Revenge Of The Mechanic And The Deathly Hallows, Part II


I still do this from time to time, but without a functioning horn it's just like I'm groping my car.

Again eager to avoid necessity for confrontation, I quickly tried to put things in perspective. In the grand scheme of things, I’m a white college educated insured working male with zero debt driving a car he got for free which happens to have one more red light on than it usually does. If anything, the constant presence of my airbag light was just a friendly reminder not to get into a head on collision, lest my airbag deploy to break my nose and Ray Bans and possibly save my life.

So I resigned myself to the fact that I would now just be The Guy With The Slightly Messed Up Car, doomed to forever explain to friends borrowing my car about how that light has been on for years, I don’t know why, I guess I could fix it but I don’t care enough, anyway just fill it with regular and no listening to Dubstep or Rush Limbaugh on my radio.

Then, on Sunday, I was waiting to turn left at an intersection when the light turned green and the person ahead of me didn’t move, head bent eagerly over his cell phone. I angrily mashed my horn, but there was no response – by which I mean, my car made no sounds. Now angry and frustrated, I tried several more times, raining blows down on the center of my steering wheel to no avail.

Ladies, if you want to know what impotence feels like, disconnect your horn and then get caught in traffic behind somebody who desperately needs to get honked at. Long story short, I didn’t make it through that light, but I did scream a lot of really nasty racial slurs about Russians that I made up pretty much on the spot.*

*”…BUNCH OF HAIRY CABBAGE LOVING BAD GUYS FROM THE EARLY JAMES BOND MOVIES!”

Every time I’d taken my car to the mechanic for repairs he’d fixed one part of it while breaking another, as if to create some sort of karmic – or carmic! – balance in the universe. An airbag light here, ill-aligned wheels there – that I could deal with. But disabling my horn? The one part of my car that allows me to let Californians know that they’re the world’s worst drivers? That inhibition of my aggression will not stand, man.

The following afternoon at work I listened to my customary pump up track before stepping out of the office with my phone. I was mad. I had been jerked around enough. I was full of piss and vinegar – mostly piss, but also some sea salt and vinegar chips from lunch – and ready with a carefully prepared tirade.   

“Hello?” My mechanic’s voice rang cheerfully from the other end of the line.
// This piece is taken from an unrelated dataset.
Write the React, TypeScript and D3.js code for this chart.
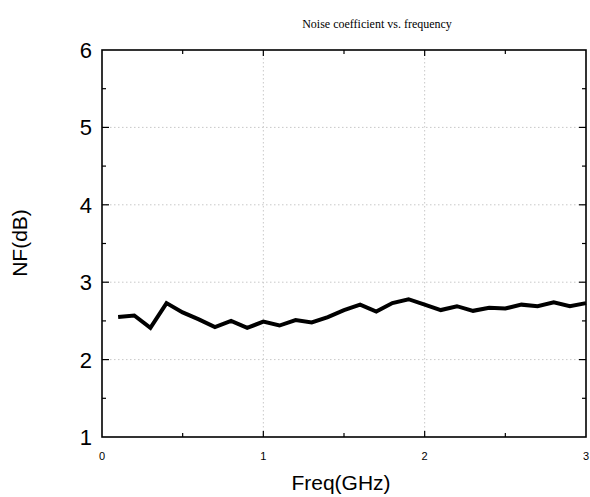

“Hi.” I said, darkly. “This is Truman Capps. You worked on my ’97 Legacy earlier in the week?”

“Oh, Truman!” He laughed. “How are you, my friend?”

Look how happy he is to talk to you! He called you his friend! You can’t be mean to him now! Look how polite and eccentric he is!

“I’m… Good. Well, I’m okay. It turns out, the, uh… The horn on my car isn’t working.

In rehearsals, the line sounded way more dramatic. The call is coming from inside the house. The Omega Protocol has been activated. The horn on my car isn’t working. Now, it sounded more like a guy bitching about the poor quality of discounted repair on his used station wagon.

“Oh!” My mechanic exclaimed. “I know exactly what is wrong. You bring in, we fix car. No problem.”

The fact that he didn’t immediately apologize galvanized me somewhat, and what little remaining aggression inside me rallied.

“Yeah, well… Look, I, uh… This is just really frustrating for me. Because it seems like every time I bring my car to you, something else goes wrong with it. First, you know, it was the airbag light – which still isn’t fixed! – and then, uh, you forgot to realign the wheels, and now this. And it’s inconvenient for me to bring my car in for the day.”

I was hoping for the righteous nerd rage of George McFly at the end of Back To The Future. Instead, I was more like George McFly at the beginning or middle of Back To The Future.

“Okay,” My mechanic said, after a pause. “Can you bring in car tomorrow?”

“Uh… Yeah, sure.”

“Great. Thank you!”

We hung up, and I promptly felt terrible about what I’d said to the nice man for the rest of the day.

The following morning I dropped off The Mystery Wagon – again – and rode my bike to work – again. That afternoon, my mechanic called to let me know that they had to have a new horn shipped in from Oregon,* and that it would arrive Friday. When I went back to pick up my still-hornless car, my mechanic briefly apologized for the inconvenience, and while I thanked him for his efforts I made a point of not accepting his apology.

*If only I’d never moved to California, I’d have a horn right now. BULLSHIT.

I guess we all have a lot of ambitious fantasies about the sorts of people we’d like to be – cooler people, smarter people, thinner people, more famous people – whether those ambitions are possible or not. At the end of the day, I guess I don’t have what it takes to be the verbally abusive person I dream of being. But seeing as I know that I’ll never be a particularly gifted fighter or fast runner, either, maybe that's for the best.

Truman Capps took his car in on Friday only to find that the part didn't arrive from Oregon on time.